## WHAT IS NEEDED
Isolate every line in the records below with "page" in it.

[Excerpt from a dataset]
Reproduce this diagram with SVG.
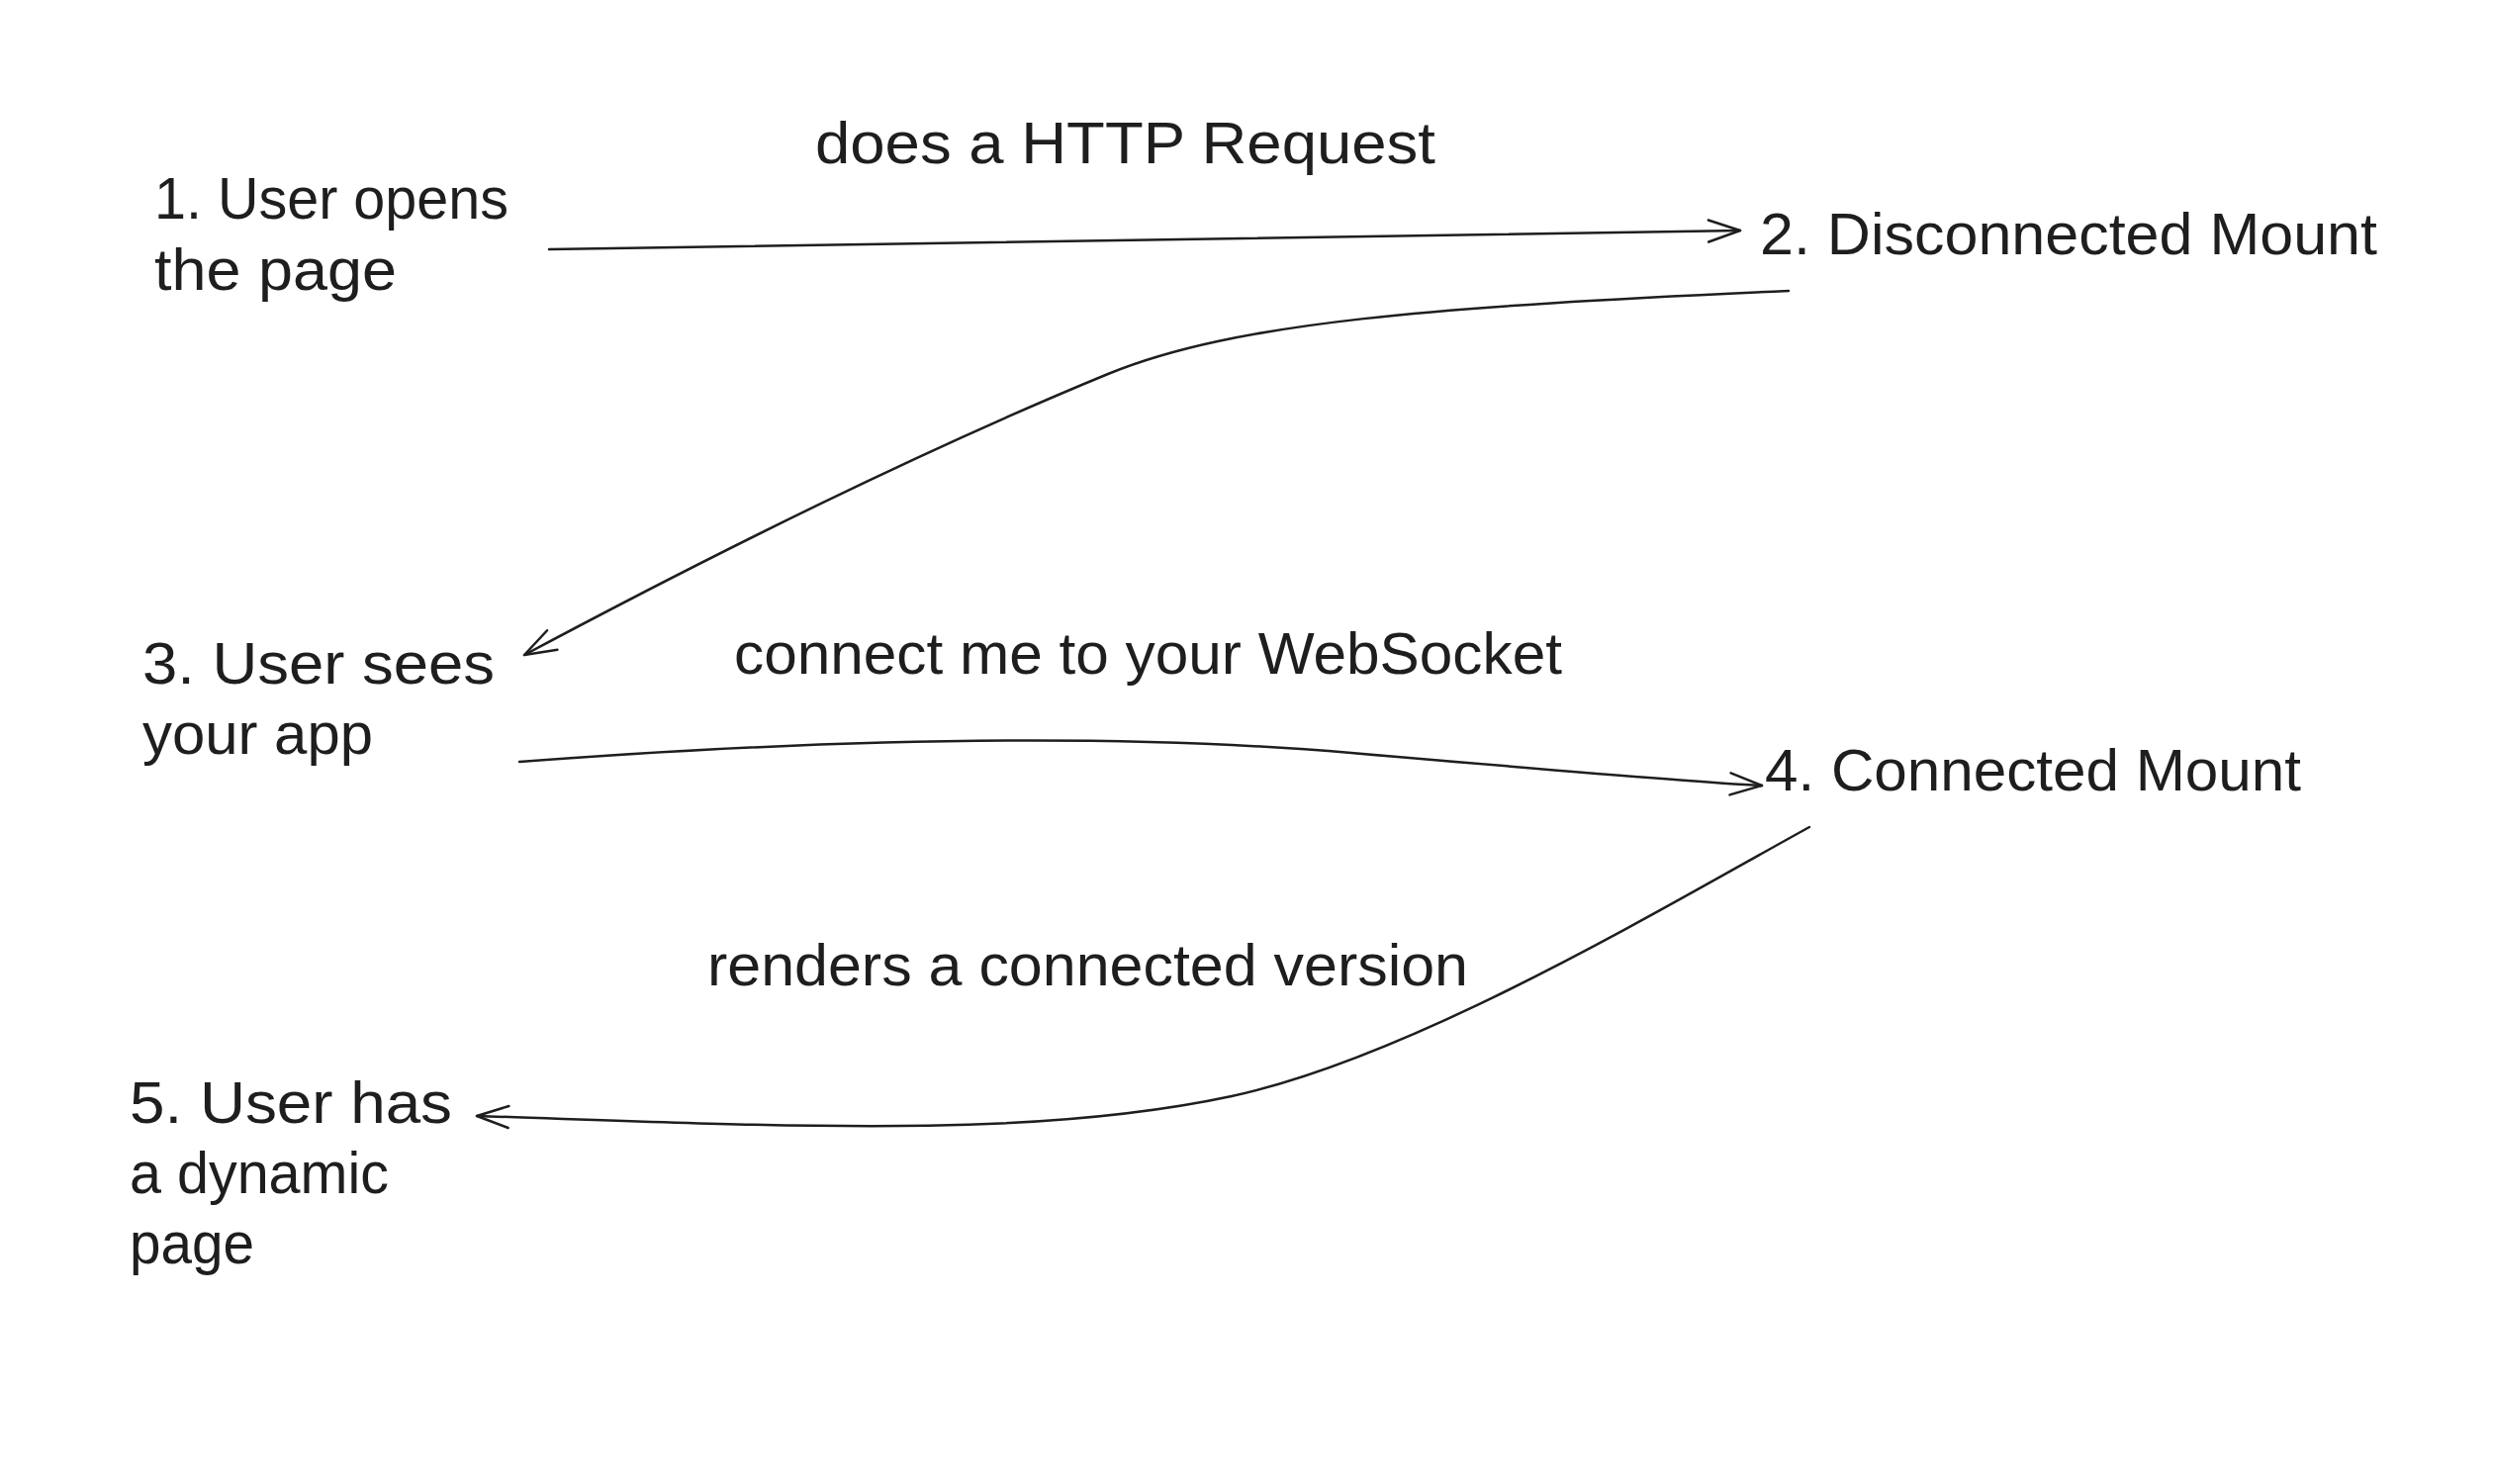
<svg xmlns="http://www.w3.org/2000/svg" width="2520" height="1500" viewBox="0 0 2520 1500">
<style>
text{font-family:"Liberation Sans",Arial,sans-serif;font-size:59px;fill:#1e1e1e}
.c{fill:none;stroke:#1e1e1e;stroke-width:2.5;stroke-linecap:round;stroke-linejoin:round}
</style>
<defs>
<marker id="ah" markerUnits="userSpaceOnUse" markerWidth="60" markerHeight="60" refX="0" refY="0" viewBox="-40 -30 50 60" orient="auto" overflow="visible">
<path d="M-32,-11 L0,0 L-32,11" fill="none" stroke="#1e1e1e" stroke-width="2.5" stroke-linecap="round" stroke-linejoin="round"/>
</marker>
</defs>
<rect width="2520" height="1500" fill="#ffffff"/>
<g id="connectors">
<path class="c" d="M555,252 L1759,233" marker-end="url(#ah)"/>
<path class="c" d="M1808,294 C1450,310 1250,325 1120,378 C950,448 740,550 530,662" marker-end="url(#ah)"/>
<path class="c" d="M525,770 Q1030,732 1366,761 T1781,794" marker-end="url(#ah)"/>
<path class="c" d="M1829,836 C1680,918 1430,1068 1245,1108 C1040,1152 790,1138 482,1128" marker-end="url(#ah)"/>
</g>
<g id="label-http"><text x="824" y="165" textLength="627" lengthAdjust="spacingAndGlyphs">does a HTTP Request</text></g>
<g id="label-ws"><text x="742" y="681" textLength="837" lengthAdjust="spacingAndGlyphs">connect me to your WebSocket</text></g>
<g id="label-render"><text x="715" y="996" textLength="769" lengthAdjust="spacingAndGlyphs">renders a connected version</text></g>
<g id="node1">
<text x="156" y="221" textLength="358" lengthAdjust="spacingAndGlyphs">1. User opens</text>
<text x="156" y="293" textLength="245" lengthAdjust="spacingAndGlyphs">the page</text>
</g>
<g id="node2"><text x="1779" y="257" textLength="624" lengthAdjust="spacingAndGlyphs">2. Disconnected Mount</text></g>
<g id="node3">
<text x="144" y="691" textLength="356" lengthAdjust="spacingAndGlyphs">3. User sees</text>
<text x="144" y="762" textLength="233" lengthAdjust="spacingAndGlyphs">your app</text>
</g>
<g id="node4"><text x="1784" y="799" textLength="542" lengthAdjust="spacingAndGlyphs">4. Connected Mount</text></g>
<g id="node5">
<text x="131" y="1135" textLength="326" lengthAdjust="spacingAndGlyphs">5. User has</text>
<text x="131" y="1206" textLength="262" lengthAdjust="spacingAndGlyphs">a dynamic</text>
<text x="131" y="1277" textLength="126" lengthAdjust="spacingAndGlyphs">page</text>
</g>
</svg>
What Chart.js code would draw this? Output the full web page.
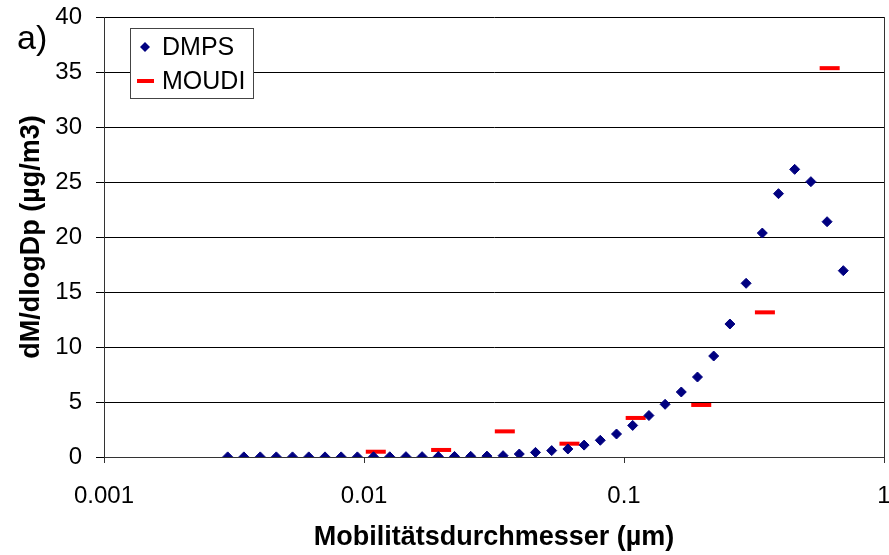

## SOLUTION BELOW
<text x="156" y="293" textLength="245" lengthAdjust="spacingAndGlyphs">the page</text>
<text x="131" y="1277" textLength="126" lengthAdjust="spacingAndGlyphs">page</text>
What Chart.js code would draw this? Output the full web page.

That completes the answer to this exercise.